Se il testo originale è strutturato come un monologo, un flusso di coscienza della madre, nell’adattamento di Stefania Rocca entrano in scena, seppure marginalmente, alcuni personaggi, semplicemente come voci assertive e impotenti (il padre e il marito della donna) oppure come presenze solo formalmente accanto alla famiglia: la psicologa (Selene Demaria) e il chirurgo (Vladimir Aleksic), in realtà freddi e distaccati in una professionalità che non lascia spazio alla dimensione umana e all’empatia.

Di fronte alla madre, in una opposizione che è insieme affermazione della propria identità e richiesta di essere riconosciuto e amato nella verità di sé, Eva (Alessandro, fin dalle prime battute), un convincente Bryan Ceotto, leggero ma incisivo, tormentato ma determinato, in qualche momento un po’ acerbo ma appassionato ed efficace.

Quasi come contraltare ai toni aspri dello scontro, Stefania Rocca usa per sé la cifra della misura e del pudore: il suo personaggio è vero, dolorosamente imperfetto, in alcuni momenti persino distaccato, quasi un passo indietro rispetto all’emozione, al dramma: una scelta che probabilmente consente di raccontare una storia complessa e delicata senza che lo spettatore sia indotto a prendere posizione a favore dell’uno o dell’altro. L’adattamento del testo regala una scrittura semplice, lucida e in alcuni momenti cruda e spietata; custodisce e salva i temi dell’accoglienza e del rispetto, non suggerisce alcun tipo di giudizio etico e morale, ma soprattutto racconta dell’amore potente e salvifico. Un sentimento che è innanzitutto presenza, quando non riesce ad essere altro (nel buio, nell’ostilità, nel dubbio). Nessuna “celebrazione” della figura materna, qui descritta con la sua imperfezione e con il suo limite. Piuttosto la descrizione della sua stessa transizione, altrettanto dolorosa e per certi aspetti più complessa.

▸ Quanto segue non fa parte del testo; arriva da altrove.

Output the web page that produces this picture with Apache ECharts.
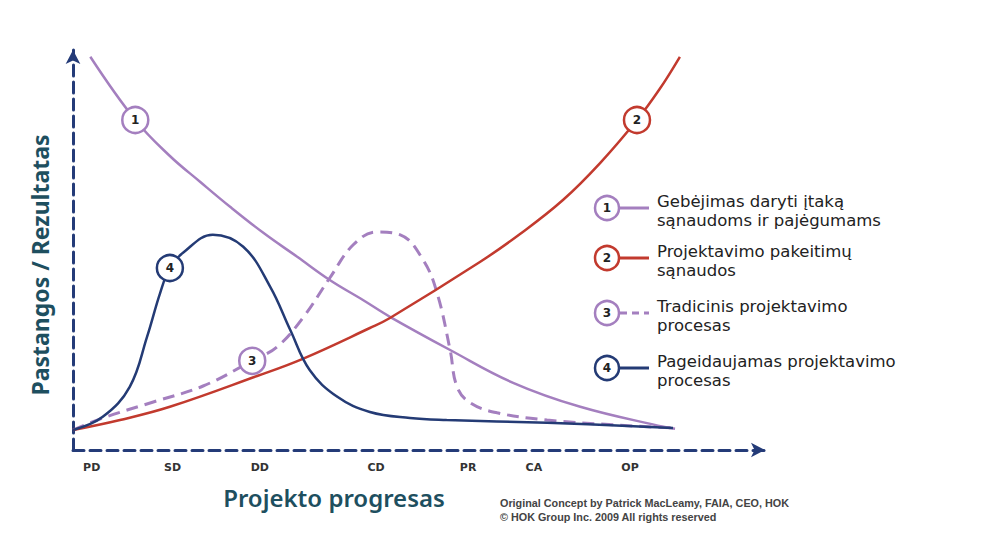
<!DOCTYPE html>
<html lang="lt">
<head>
    <meta charset="UTF-8">
    <title>MacLeamy kreivė</title>
    <script src="https://cdn.jsdelivr.net/npm/echarts@6/dist/echarts.min.js"></script>
    <style>
        html, body { margin: 0; padding: 0; background: #fff; }
    </style>
</head>
<body>
<div id="main" style="width: 990px;height:538px;"></div>
<script type="text/javascript">

    // project stages on the x axis (0..100 = progress)
    var stageNames = ['PD', 'SD', 'DD', 'CD', 'PR', 'CA', 'OP'];
    var stageValues = [2.7, 14.4, 27.0, 43.8, 57.1, 66.6, 80.5];

    // curve 1 - ability to influence cost
    var influence = [[2.5, 98.3], [9.0, 82.5], [14.0, 73.5], [18.4, 67.0], [22.7, 60.8],
        [27.5, 54.3], [32.4, 48.3], [37.1, 42.5], [41.9, 37.5], [45.8, 33.3], [54.5, 25.0],
        [63.6, 16.8], [73.3, 10.8], [85.3, 5.8], [87.0, 5.3]];
    // curve 2 - cost of design changes
    var changeCost = [[0, 5.0], [6.8, 7.5], [14.0, 10.8], [26.6, 18.5], [33.2, 22.8], [42.9, 30.5],
        [45.8, 33.0], [58.8, 47.0], [64.6, 54.0], [70.8, 62.5], [76.2, 71.8], [81.5, 82.5],
        [84.8, 90.3], [87.7, 98.3]];
    // curve 3 - traditional design process
    var traditional = [[0, 5.0], [4.3, 8.0], [11.6, 12.0], [18.8, 16.0], [25.9, 22.3], [29.5, 25.8],
        [33.2, 33.0], [37.1, 43.0], [40.5, 51.3], [43.9, 54.5], [47.3, 53.8], [50.6, 47.5],
        [52.6, 39.3], [54.5, 25.0], [55.5, 15.8], [57.4, 11.8], [61.3, 9.3], [68.5, 7.5],
        [78.0, 6.3], [87.0, 5.5]];
    // curve 4 - preferred design process
    var preferred = [[0, 5.0], [4.3, 8.3], [8.2, 15.8], [10.7, 28.3], [12.6, 39.3], [14.0, 45.5],
        [15.9, 49.3], [20.2, 53.8], [24.6, 50.8], [28.5, 40.8], [31.4, 30.0], [34.2, 20.0],
        [38.2, 13.3], [42.9, 9.5], [48.7, 8.0], [54.0, 7.5], [68.5, 6.8], [86.7, 5.5]];

    // where the numbered badge sits on each curve
    var badgeIndex = [1, 11, 4, 5];

    var legendLines = [
        ['Gebėjimas daryti įtaką', 'sąnaudoms ir pajėgumams'],
        ['Projektavimo pakeitimų', 'sąnaudos'],
        ['Tradicinis projektavimo', 'procesas'],
        ['Pageidaujamas projektavimo', 'procesas']
    ];
    var colors = ['#a47fbf', '#c23a2e', '#a47fbf', '#243b75'];
    var dashed = [false, false, true, false];
    var curves = [influence, changeCost, traditional, preferred];

    var axisColor = '#243b78';
    var titleColor = '#1e4f5f';
    var textFont = '"DejaVu Sans", sans-serif';

    var myChart = echarts.init(document.getElementById('main'), null, {renderer: 'svg'});

    function buildData(points, k) {
        return points.map(function (p, i) {
            if (i !== badgeIndex[k]) {
                return {value: p};
            }
            return {
                value: p,
                symbol: 'circle',
                symbolSize: 26,
                itemStyle: {color: '#fff', borderColor: colors[k], borderWidth: 2.5},
                label: {
                    show: true, position: 'inside', formatter: String(k + 1),
                    color: '#222', fontWeight: 'bold', fontSize: 12, fontFamily: 'DejaVu Sans'
                }
            };
        });
    }

    var series = curves.map(function (points, k) {
        return {
            name: legendLines[k].join(' '),
            type: 'line',
            smooth: 0.4,
            symbol: 'none',
            showAllSymbol: true,
            silent: true,
            z: k === 2 ? 2 : 3,
            lineStyle: {color: colors[k], width: dashed[k] ? 3 : 2.5, type: dashed[k] ? [12, 7] : 'solid'},
            data: buildData(points, k)
        };
    });

    // legend drawn by hand: badge + line sample + two line text
    var legendItems = [];
    var legendTop = [208, 258, 313, 368];
    legendLines.forEach(function (lines, k) {
        var y = legendTop[k];
        legendItems.push({
            type: 'line', shape: {x1: 620, y1: y, x2: 649, y2: y},
            style: {stroke: colors[k], lineWidth: 3, lineDash: dashed[k] ? [7, 5] : null}
        });
        legendItems.push({
            type: 'circle', shape: {cx: 607, cy: y, r: 12},
            style: {fill: '#fff', stroke: colors[k], lineWidth: 2.5}
        });
        legendItems.push({
            type: 'text', x: 607, y: y,
            style: {text: String(k + 1), fill: '#222', font: 'bold 12px "DejaVu Sans"',
                align: 'center', verticalAlign: 'middle'}
        });
        lines.forEach(function (line, j) {
            legendItems.push({
                type: 'text', x: 657, y: y - 7 + j * 19,
                style: {text: line, fill: '#222', font: '16.5px ' + textFont,
                    align: 'left', verticalAlign: 'middle'}
            });
        });
    });

    option = {
        animation: false,
        backgroundColor: '#fff',
        grid: {left: 73, right: 225, top: 50, bottom: 88},
        xAxis: {
            type: 'value', min: 0, max: 100,
            splitLine: {show: false},
            axisTick: {show: false},
            axisLine: {
                show: true, symbol: ['none', 'arrow'], symbolSize: [11, 14],
                lineStyle: {color: axisColor, width: 3, type: [11, 6]}
            },
            axisLabel: {
                customValues: stageValues,
                formatter: function (v) {
                    var i = stageValues.indexOf(v);
                    return i >= 0 ? stageNames[i] : '';
                },
                margin: 12, color: '#333', fontSize: 11, fontWeight: 'bold', fontFamily: 'DejaVu Sans'
            }
        },
        yAxis: {
            type: 'value', min: 0, max: 100,
            splitLine: {show: false},
            axisTick: {show: false},
            axisLabel: {show: false},
            axisLine: {
                show: true, onZero: false, symbol: ['none', 'arrow'], symbolSize: [11, 14],
                lineStyle: {color: axisColor, width: 3, type: [11, 6]}
            }
        },
        graphic: legendItems.concat([
            {
                type: 'text', x: 40, y: 265, rotation: Math.PI / 2,
                style: {text: 'Pastangos / Rezultatas', fill: titleColor, font: 'bold 23px "Noto Sans"',
                    align: 'center', verticalAlign: 'middle'}
            },
            {
                type: 'text', x: 334, y: 497,
                style: {text: 'Projekto progresas', fill: titleColor, font: '600 24px "Noto Sans"',
                    align: 'center', verticalAlign: 'middle'}
            },
            {
                type: 'text', x: 500, y: 503,
                style: {text: 'Original Concept by Patrick MacLeamy, FAIA, CEO, HOK', fill: '#444',
                    font: 'bold 10.8px "Liberation Sans"', verticalAlign: 'middle'}
            },
            {
                type: 'text', x: 500, y: 517,
                style: {text: '© HOK Group Inc. 2009 All rights reserved', fill: '#444',
                    font: 'bold 10.8px "Liberation Sans"', verticalAlign: 'middle'}
            }
        ]),
        series: series
    };

    myChart.setOption(option);
</script>
</body>
</html>
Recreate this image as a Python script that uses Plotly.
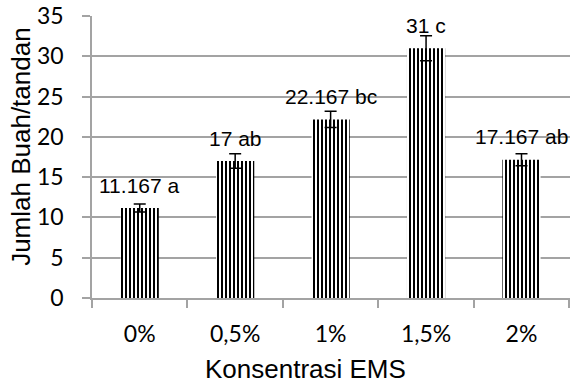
import plotly.graph_objects as go

# Fruit count per bunch at each EMS concentration
konsentrasi = ["0%", "0,5%", "1%", "1,5%", "2%"]
jumlah = [11.167, 17, 22.167, 31, 17.167]
galat = [0.5, 0.9, 1.0, 1.55, 0.75]
notasi = ["a", "ab", "bc", "c", "ab"]

AXIS_GRAY = "#a3a3a3"
TEXT_FONT = "Liberation Sans, Arial"
TICK_FONT = "Lato, Carlito, Calibri"

fig = go.Figure()
fig.add_trace(go.Bar(
    x=konsentrasi,
    y=jumlah,
    marker=dict(
        color="white",
        line=dict(width=0),
        pattern=dict(shape="|", fgcolor="black", bgcolor="white",
                     size=4, solidity=0.5, fillmode="replace"),
    ),
    error_y=dict(type="data", array=galat, visible=True,
                 color="black", thickness=1.5, width=6),
    showlegend=False,
))

# value + letter labels above each bar
for k, v, n in zip(konsentrasi, jumlah, notasi):
    fig.add_annotation(x=k, y=v, text=f"{v:g} {n}", showarrow=False,
                       yanchor="middle", yshift=23,
                       font=dict(family=TEXT_FONT, size=21, color="black"))

# axis titles
fig.add_annotation(xref="paper", yref="paper", x=0.447, y=-0.252,
                   text="Konsentrasi EMS", showarrow=False,
                   xanchor="center", yanchor="middle",
                   font=dict(family=TEXT_FONT, size=26, color="black"))
fig.add_annotation(xref="paper", yref="paper", x=-0.15, y=0.537,
                   text="Jumlah Buah/tandan", showarrow=False, textangle=-90,
                   xanchor="center", yanchor="middle",
                   font=dict(family=TEXT_FONT, size=26, color="black"))

fig.update_layout(
    width=571, height=385,
    margin=dict(l=92, r=1, t=16, b=87),
    paper_bgcolor="white", plot_bgcolor="white",
    bargap=0.6,
    font=dict(family=TEXT_FONT, color="black"),
)
fig.update_xaxes(
    showline=True, linecolor=AXIS_GRAY, linewidth=1.5,
    ticks="outside", ticklen=8, tickcolor=AXIS_GRAY, tickwidth=1.5,
    tickson="boundaries", ticklabelstandoff=15,
    tickfont=dict(family=TICK_FONT, size=23, color="black"),
    showgrid=False,
)
fig.update_yaxes(
    range=[0, 35], dtick=5,
    showline=True, linecolor=AXIS_GRAY, linewidth=1.5,
    ticks="outside", ticklen=8, tickcolor=AXIS_GRAY, tickwidth=1.5,
    ticklabelstandoff=14,
    showgrid=True, gridcolor=AXIS_GRAY, gridwidth=1.5,
    zeroline=False,
    tickfont=dict(family=TICK_FONT, size=23, color="black"),
)

fig.write_html("out.html")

Incisive e decisive nel sottolineare il racconto e i sentimenti sono le luci di Francesco Vignati; sobria ed essenziale la scenografia di Gabriele Moreschi, adattata al palco del teatro pugliese. Le musiche sono eseguite dal vivo da Luca Maria Baldini: un altro elemento di autenticità, non una semplice sottolineatura, ma un prezioso complemento al racconto.